Part 1. Assessing the Food Prospect: Introduction

Throughout most of human existence, the scale of economic activity was small relative to the size of the earth’s ecosystem. But over the last century this has changed. In 1900, global economic output totaled $2.4 trillion. In 2001, it was $46 trillion, an expansion of 19-fold. The world economy is now so large that its growth in the year 2000, a single year, exceeded that of the entire nineteenth century. 1

The growth in population and in individual incomes, the two elements of this phenomenal growth, have both escalated over the last half-century. Population went from 2.5 billion at mid-century to 6.1 billion in 2001. Those of us born before 1950 are members of the first generation to witness a doubling of world population during our lifetimes. Stated otherwise, the growth in world population since 1950 is greater than that during the preceding 4 million years since our early ancestors first stood upright. 2

Individual income climbed from $2,582 in 1950 to $7,454 in 2001, nearly tripling.

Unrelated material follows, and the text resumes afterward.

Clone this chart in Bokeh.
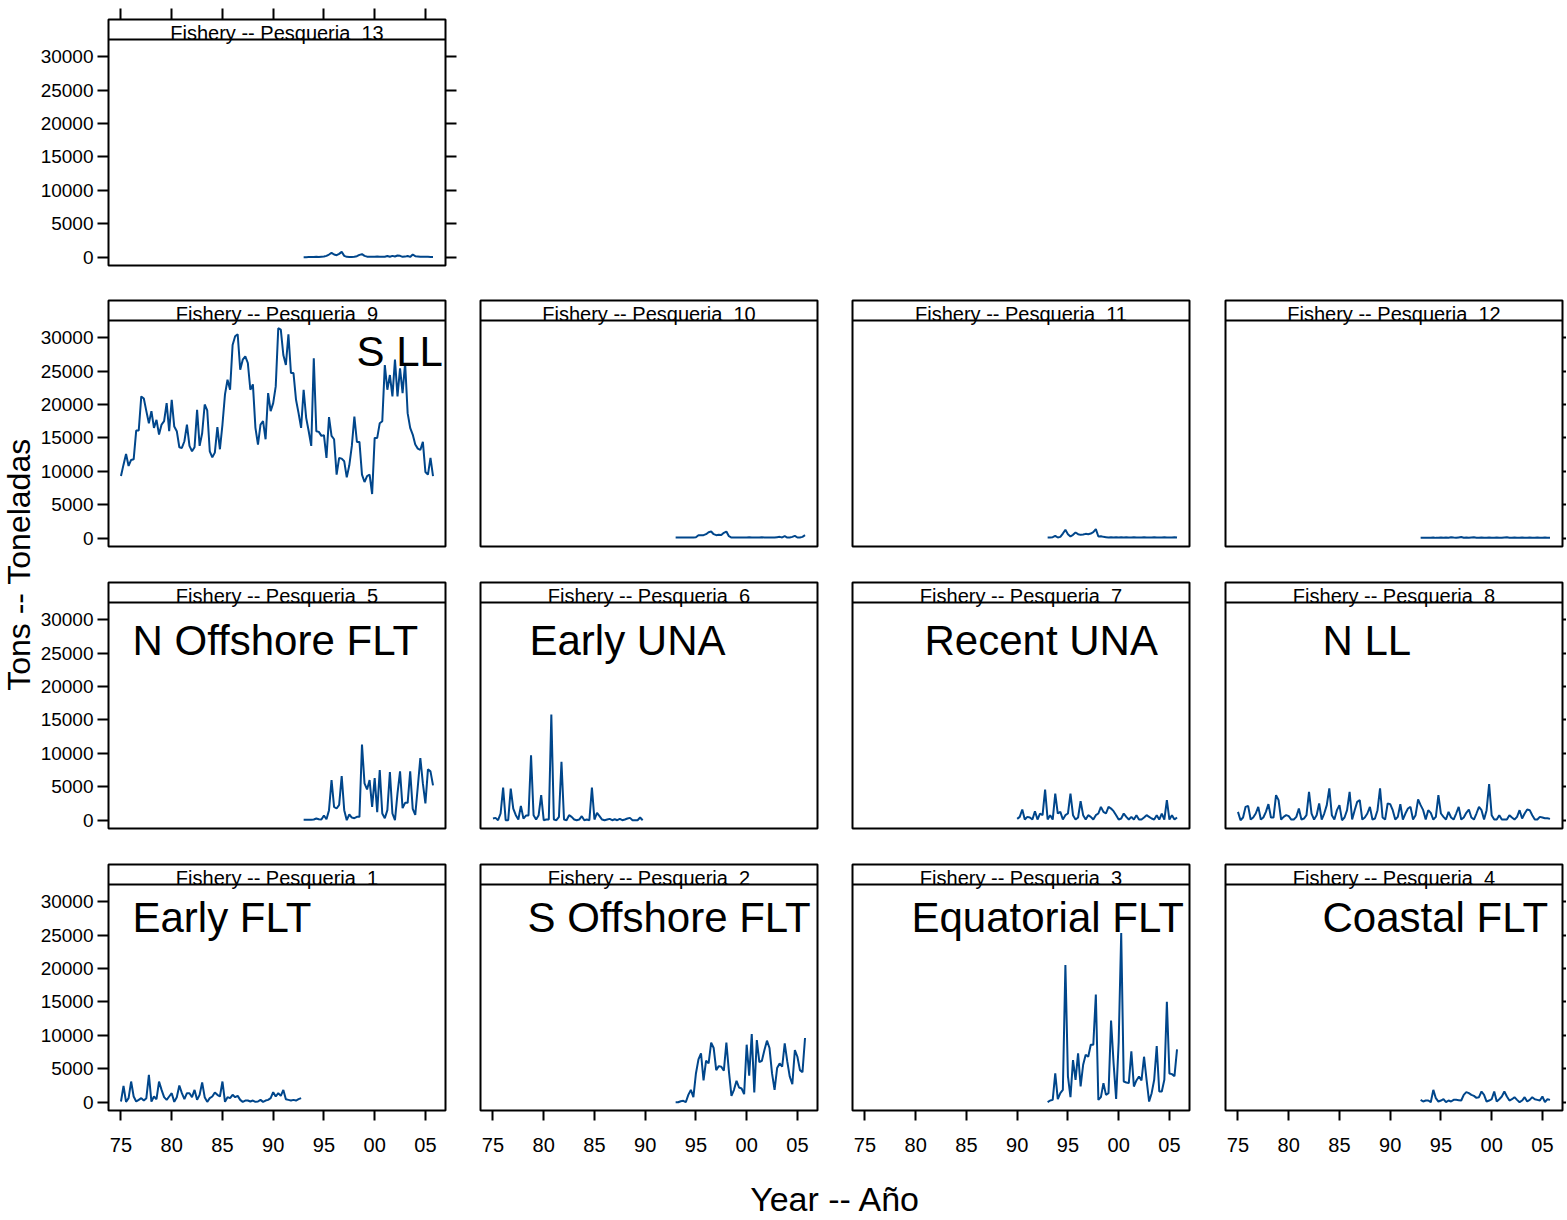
import math
from bokeh.plotting import figure
from bokeh.layouts import column, row
from bokeh.models import Range1d, FixedTicker, Span, Label, LinearAxis
from bokeh.embed import file_html
from bokeh.resources import INLINE

# ---------------- data ----------------
year_ticks = [1975, 1980, 1985, 1990, 1995, 2000, 2005]
year_labels = ["75", "80", "85", "90", "95", "00", "05"]
ton_ticks = [0, 5000, 10000, 15000, 20000, 25000, 30000]

x_title = "Year -- Año"
y_title = "Tons -- Toneladas"

# quarterly catches (tons); each series starts at the given year, one value per quarter
start_p1 = 1975.0
catch_p1 = [100, 2440, 50, 600, 3090, 850, 100, 350, 600, 250,
            600, 4090, 100, 850, 450, 3090, 1840, 750, 350, 850,
            1350, 50, 750, 2490, 1350, 450, 1350, 1350, 750, 1840,
            350, 1100, 2940, 750, 50, 600, 850, 1450, 1100, 850,
            3090, 50, 750, 600, 1100, 750, 950, 350, 50, 250,
            250, 100, 250, 50, 100, 350, 50, 250, 350, 600,
            1500, 850, 1350, 950, 1840, 450, 350, 250, 350, 250,
            450, 600]

start_p2 = 1993.0
catch_p2 = [0, 0, 150, 200, 0, 1100, 1850, 750, 4300, 6400,
            7300, 3250, 6200, 5800, 8900, 8100, 4800, 5400, 5300, 4700,
            8900, 4600, 950, 1850, 3200, 2200, 2050, 1200, 8600, 3950,
            10200, 1450, 9300, 6000, 6200, 7800, 9200, 8100, 4300, 1850,
            5100, 5800, 5300, 8800, 6100, 3800, 2700, 7800, 6800, 4800,
            4500, 9600]

start_p3 = 1993.0
catch_p3 = [0, 250, 350, 4300, 450, 1350, 1850, 20500, 3850, 750,
            6300, 3350, 7300, 2350, 5600, 7100, 6800, 8600, 8600, 16100,
            350, 750, 2850, 1100, 1350, 12200, 5800, 500, 9000, 25300,
            3100, 2950, 2850, 7600, 2350, 3250, 3850, 3250, 6800, 3350,
            100, 1350, 3350, 8400, 1600, 1600, 3350, 15000, 4300, 4200,
            3900, 7900]

start_p4 = 1993.0
catch_p4 = [350, 100, 250, 250, 0, 1840, 600, 100, 250, 450,
            0, 250, 100, 350, 350, 300, 250, 1100, 1500, 1350,
            1100, 950, 650, 750, 1600, 1100, 100, 250, 450, 1600,
            100, 450, 850, 1600, 850, 250, 450, 750, 350, 0,
            250, 750, 100, 350, 750, 450, 350, 250, 850, 0,
            450, 350]

start_p5 = 1993.0
catch_p5 = [50, 50, 50, 80, 100, 250, 150, 100, 700, 150,
            1500, 6000, 2000, 1750, 2300, 6600, 1500, 0, 850, 400,
            300, 500, 500, 11300, 5500, 4600, 6000, 2000, 6300, 1200,
            7500, 1000, 300, 1500, 7200, 1000, 0, 4000, 7300, 1800,
            2600, 2600, 7300, 1700, 800, 5000, 9300, 5500, 2500, 7600,
            7300, 5200]

start_p6 = 1975.0
catch_p6 = [250, 350, 0, 1000, 4880, 0, 0, 4730, 1740, 750,
            100, 2140, 250, 700, 700, 9720, 750, 100, 750, 3740,
            0, 100, 100, 15800, 100, 0, 500, 8720, 100, 0,
            750, 500, 100, 0, 100, 600, 0, 100, 0, 4880,
            100, 1100, 600, 100, 0, 100, 200, 0, 150, 0,
            200, 0, 100, 250, 350, 0, 0, 0, 400, 0]

start_p7 = 1990.0
catch_p7 = [200, 500, 1600, 100, 500, 400, 100, 1350, 100, 1000,
            750, 4580, 100, 750, 100, 3990, 1000, 1250, 100, 750,
            1000, 3990, 750, 100, 400, 2840, 750, 100, 750, 500,
            100, 750, 1000, 1990, 1250, 1000, 1990, 1740, 1350, 750,
            100, 250, 1000, 500, 100, 500, 100, 750, 100, 100,
            400, 750, 500, 250, 100, 750, 100, 1000, 100, 2990,
            100, 750, 100, 400]

start_p8 = 1975.0
catch_p8 = [1250, 0, 400, 2000, 2150, 100, 400, 1000, 2000, 100,
            400, 1250, 2400, 400, 400, 3750, 3000, 100, 500, 750,
            600, 100, 100, 500, 1750, 100, 250, 750, 4250, 1000,
            100, 750, 2500, 100, 1000, 2250, 4750, 750, 100, 1500,
            2250, 0, 400, 1500, 4250, 100, 1500, 2750, 3000, 100,
            400, 1000, 2000, 100, 250, 1500, 4750, 400, 100, 2500,
            2400, 1500, 100, 500, 2400, 100, 1000, 1750, 2000, 100,
            750, 3100, 2250, 1500, 100, 1500, 1100, 100, 500, 3750,
            1000, 500, 100, 1250, 400, 100, 1000, 2000, 100, 400,
            1100, 1600, 400, 100, 1000, 2000, 1500, 100, 1500, 5400,
            750, 100, 100, 750, 100, 100, 100, 750, 400, 100,
            500, 1500, 250, 1000, 1600, 1500, 750, 100, 100, 500,
            400, 300, 300, 200]

start_p9 = 1975.0
catch_p9 = [9300, 11000, 12600, 10800, 11700, 11800, 16100, 16100, 21200, 20900,
            19000, 17200, 19000, 16500, 17700, 15500, 17000, 17500, 20200, 16000,
            20700, 16700, 16000, 13600, 13500, 14500, 17000, 13800, 13000, 13600,
            19200, 13800, 15700, 20000, 19100, 13000, 12100, 12800, 16600, 13300,
            17000, 21500, 23700, 22200, 28900, 30200, 30500, 25200, 26700, 27200,
            26200, 22200, 23000, 16500, 14000, 17000, 17500, 14800, 21700, 19000,
            20200, 22700, 31400, 31200, 27400, 25900, 30500, 24700, 24700, 20700,
            18700, 16500, 22200, 18000, 16000, 13800, 26900, 16000, 15900, 15300,
            15400, 12000, 18100, 15300, 14800, 9500, 12000, 11900, 11500, 9100,
            10900, 13800, 18200, 14400, 14400, 9500, 8400, 9300, 9500, 6600,
            15000, 15000, 17200, 17500, 25900, 22200, 24400, 21200, 26700, 21200,
            25400, 21700, 26200, 18700, 16500, 15500, 14000, 13400, 13200, 14400,
            9900, 9500, 12000, 9300]

start_p10 = 1993.0
catch_p10 = [100, 100, 100, 100, 100, 100, 100, 100, 150, 450,
             450, 450, 600, 900, 1000, 600, 450, 500, 480, 800,
             1000, 300, 100, 120, 100, 100, 120, 100, 100, 150,
             100, 120, 100, 100, 150, 100, 100, 120, 100, 100,
             150, 200, 120, 300, 100, 120, 200, 350, 100, 120,
             200, 450]

start_p11 = 1993.0
catch_p11 = [100, 100, 150, 350, 100, 200, 700, 1250, 600, 250,
             500, 850, 600, 500, 550, 650, 600, 700, 900, 1350,
             250, 300, 200, 150, 100, 150, 100, 150, 100, 150,
             100, 150, 120, 100, 150, 100, 120, 100, 150, 100,
             120, 100, 150, 100, 120, 100, 150, 100, 120, 100,
             150, 120]

start_p12 = 1993.0
catch_p12 = [50, 60, 50, 80, 60, 100, 50, 80, 120, 60,
             100, 80, 150, 100, 60, 120, 180, 80, 100, 60,
             120, 150, 80, 60, 100, 80, 60, 120, 80, 60,
             100, 80, 60, 120, 150, 80, 60, 100, 80, 60,
             120, 80, 60, 100, 80, 60, 120, 80, 60, 100,
             80, 60]

start_p13 = 1993.0
catch_p13 = [0, 0, 20, 30, 20, 50, 40, 80, 100, 200,
             400, 650, 400, 300, 500, 800, 200, 50, 30, 40,
             60, 150, 350, 450, 200, 80, 60, 80, 50, 90,
             60, 50, 70, 180, 60, 200, 100, 250, 200, 50,
             90, 180, 40, 400, 150, 120, 60, 50, 70, 60,
             40, 40]

panel_names = {1: "Early FLT", 2: "S Offshore FLT", 3: "Equatorial FLT", 4: "Coastal FLT",
               5: "N Offshore FLT", 6: "Early UNA", 7: "Recent UNA", 8: "N LL", 9: "S LL",
               10: "", 11: "", 12: "", 13: ""}

# ---------------- styling / layout constants ----------------
LINE_COLOR = "#00468B"
FONT = "Liberation Sans"
X0, X1 = 1973.77, 2006.98
Y0, Y1 = -1241.0, 35548.0
FW, FH = 337, 246
STRIP_Y = 32560.0
PXX = FW / (X1 - X0)       # px per year
UPY = (Y1 - Y0) / FH       # tons per px

YT_W = 36                  # width of the strip that holds the y title
PAGE_H = 1218
COL_BL = [72, 5, 5, 5]
COL_BR = [30, 30, 31, 4]
ROW_BT = [19, 18, 18, 18]
ROW_BB = [17, 18, 18, 60]
XT_H = 48

# panel label anchor (left x in px from frame left, text middle in px from frame bottom)
label_pos = {1: (24, 193), 2: (47, 193), 3: (59, 193), 4: (97, 193),
             5: (24, 188), 6: (49, 188), 7: (72, 188), 8: (97, 188), 9: (248, 195)}


def yaxis(p, loc, labels, tick_out=11):
    ax = LinearAxis(ticker=FixedTicker(ticks=ton_ticks))
    ax.axis_line_color = None
    ax.major_tick_in = 0
    ax.major_tick_out = tick_out
    ax.minor_tick_in = 0
    ax.minor_tick_out = 0
    ax.major_tick_line_width = 2
    ax.major_tick_line_color = "black"
    if labels:
        ax.major_label_text_font_size = "19px"
        ax.major_label_text_font = FONT
        ax.major_label_text_color = "black"
        ax.major_label_standoff = 4
    else:
        ax.major_label_text_font_size = "1px"
        ax.major_label_text_color = None
        ax.major_label_standoff = 0
    p.add_layout(ax, loc)


def xaxis(p, loc, labels):
    ax = LinearAxis(ticker=FixedTicker(ticks=year_ticks))
    ax.axis_line_color = None
    ax.major_tick_in = 0
    ax.major_tick_out = 10 if labels else 11
    ax.minor_tick_in = 0
    ax.minor_tick_out = 0
    ax.major_tick_line_width = 2
    ax.major_tick_line_color = "black"
    if labels:
        ax.major_label_overrides = {t: l for t, l in zip(year_ticks, year_labels)}
        ax.major_label_text_font_size = "20px"
        ax.major_label_text_font = FONT
        ax.major_label_text_color = "black"
        ax.major_label_standoff = 17
    else:
        ax.major_label_text_font_size = "1px"
        ax.major_label_text_color = None
        ax.major_label_standoff = 0
    p.add_layout(ax, loc)


def panel(num, start, vals, col, rw):
    p = figure(frame_width=FW, frame_height=FH,
               x_range=Range1d(X0, X1), y_range=Range1d(Y0, Y1),
               x_axis_location=None, y_axis_location=None,
               toolbar_location=None, output_backend="svg", title=None,
               min_border_left=COL_BL[col], min_border_right=COL_BR[col],
               min_border_top=ROW_BT[rw], min_border_bottom=ROW_BB[rw],
               background_fill_color="white", border_fill_color="white")
    p.grid.visible = False
    p.outline_line_color = "black"
    p.outline_line_width = 2
    xs = [start + 0.25 * i for i in range(len(vals))]
    p.line(xs, vals, line_color=LINE_COLOR, line_width=2)
    p.add_layout(Span(location=STRIP_Y, dimension="width", line_color="black", line_width=2))
    p.add_layout(Label(x=(X0 + X1) / 2, y=STRIP_Y + 6.5 * UPY,
                       text="Fishery -- Pesqueria \u00a0%d" % num,
                       text_align="center", text_baseline="middle",
                       text_font=FONT, text_font_size="20px", text_color="black"))
    name = panel_names[num]
    if name:
        dx, dy = label_pos[num]
        p.add_layout(Label(x=X0 + dx / PXX, y=Y0 + dy * UPY, text=name,
                           text_align="left", text_baseline="middle",
                           text_font=FONT, text_font_size="42px", text_color="black"))
    return p


def blank_fig(w, h):
    f = figure(width=w, height=h, x_range=Range1d(0, w), y_range=Range1d(0, h),
               x_axis_location=None, y_axis_location=None,
               toolbar_location=None, output_backend="svg", title=None,
               min_border_left=0, min_border_right=0, min_border_top=0, min_border_bottom=0,
               background_fill_color="white", border_fill_color="white")
    f.grid.visible = False
    f.outline_line_color = None
    return f


series = {1: (start_p1, catch_p1), 2: (start_p2, catch_p2), 3: (start_p3, catch_p3),
          4: (start_p4, catch_p4), 5: (start_p5, catch_p5), 6: (start_p6, catch_p6),
          7: (start_p7, catch_p7), 8: (start_p8, catch_p8), 9: (start_p9, catch_p9),
          10: (start_p10, catch_p10), 11: (start_p11, catch_p11), 12: (start_p12, catch_p12),
          13: (start_p13, catch_p13)}

grid = [[13], [9, 10, 11, 12], [5, 6, 7, 8], [1, 2, 3, 4]]
figs = {}
for rw, nums in enumerate(grid):
    for col, num in enumerate(nums):
        s, v = series[num]
        p = panel(num, s, v, col, rw)
        if col == 0:
            yaxis(p, "left", True)
        if col == len(nums) - 1:
            yaxis(p, "right", False, tick_out=11 if col < 3 else 4)
        if rw == 0:
            xaxis(p, "above", False)
        if rw == 3:
            xaxis(p, "below", True)
        figs[(rw, col)] = p

# y-axis title in its own narrow strip on the left
right_w = 1566 - YT_W
ytf = blank_fig(YT_W, PAGE_H)
ytf.add_layout(Label(x=18, y=PAGE_H - 564, text=y_title, angle=math.pi / 2,
                     text_align="center", text_baseline="middle",
                     text_font=FONT, text_font_size="32px", text_color="black"))

# x-axis title in its own strip at the bottom
xtf = blank_fig(right_w, XT_H)
xtf.add_layout(Label(x=835 - YT_W, y=PAGE_H - 1198, text=x_title,
                     text_align="center", text_baseline="middle",
                     text_font=FONT, text_font_size="34px", text_color="black"))

rows = [row(*[figs[(rw, c)] for c in range(len(nums))]) for rw, nums in enumerate(grid)]
layout = row(ytf, column(*rows, xtf))

open("out.html", "w").write(file_html(layout, INLINE))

Despite the extraordinary growth in the global economy over the last half-century, 1.2 billion people, one fifth of humanity, still live in abject poverty. The average income in the 20 richest countries is 37 times that of the poorest 20 countries. 3

Since 1950, the growth in individual incomes has accounted for slightly over half of the economic expansion. Between 1950 and 2001, population grew by 146 percent and individual incomes by 188 percent. Population growth has come to a halt in 32 countries. In these nations, births and deaths are essentially in balance. Scores more want to stabilize their populations. No country, however, has stabilized individual consumption, however high it may already be. 4

Although the global economy expanded nearly sevenfold from 1950 to 2001, the earth’s ecosystem did not expand. The amount of water produced by the hydrological cycle is essentially the same today as it was in 1950. The capacity of oceanic fisheries to supply fish has not increased. Nor has the capacity of rangelands to support livestock or that of forests to supply wood for fuel, lumber, and paper. The earth’s capacity to fix carbon is not increasing and may have decreased. Its capacity to absorb waste has not changed.

While the capacities of the earth’s natural systems have not increased—and in many cases have diminished—the demands being placed on them have risen dramatically. World water use has tripled since 1950. The oceanic fish catch has expanded nearly fivefold. The pressures on forests to supply fuel, lumber, and paper have multiplied severalfold. Paper use has increased sixfold. Pressures on rangelands have intensified as the demand for beef and mutton has nearly tripled since 1950. 5

In much of the world, the demands placed on natural systems have become excessive, leading to their deterioration and, in some locations, their collapse. The relationship between the global economy and the earth’s ecosystems is an increasingly stressed one. Many of the stresses, including expanding deserts and increasingly frequent dust storms, rising temperature, falling water tables, eroding soils, collapsing fisheries, melting glaciers, and rising seas directly affect the food prospect.

These signs of stress, these trends of deterioration, are in large measure the result of market failures. The market has many strengths, but it also has some weaknesses that were not evident when the human enterprise was much smaller.

The market economy has brought a wealth to the world that our ancestors could not even have imagined. It allocates resources among competing uses, it balances supply and demand, and it facilitates the specialization that underpins the productivity of modern economies. But as the economy expands, the market’s weaknesses are beginning to surface. Three stand out: its lack of respect for the sustainable-yield thresholds of natural systems, its inability to value nature’s services properly, and its failure to incorporate the indirect costs of providing goods and services into their prices.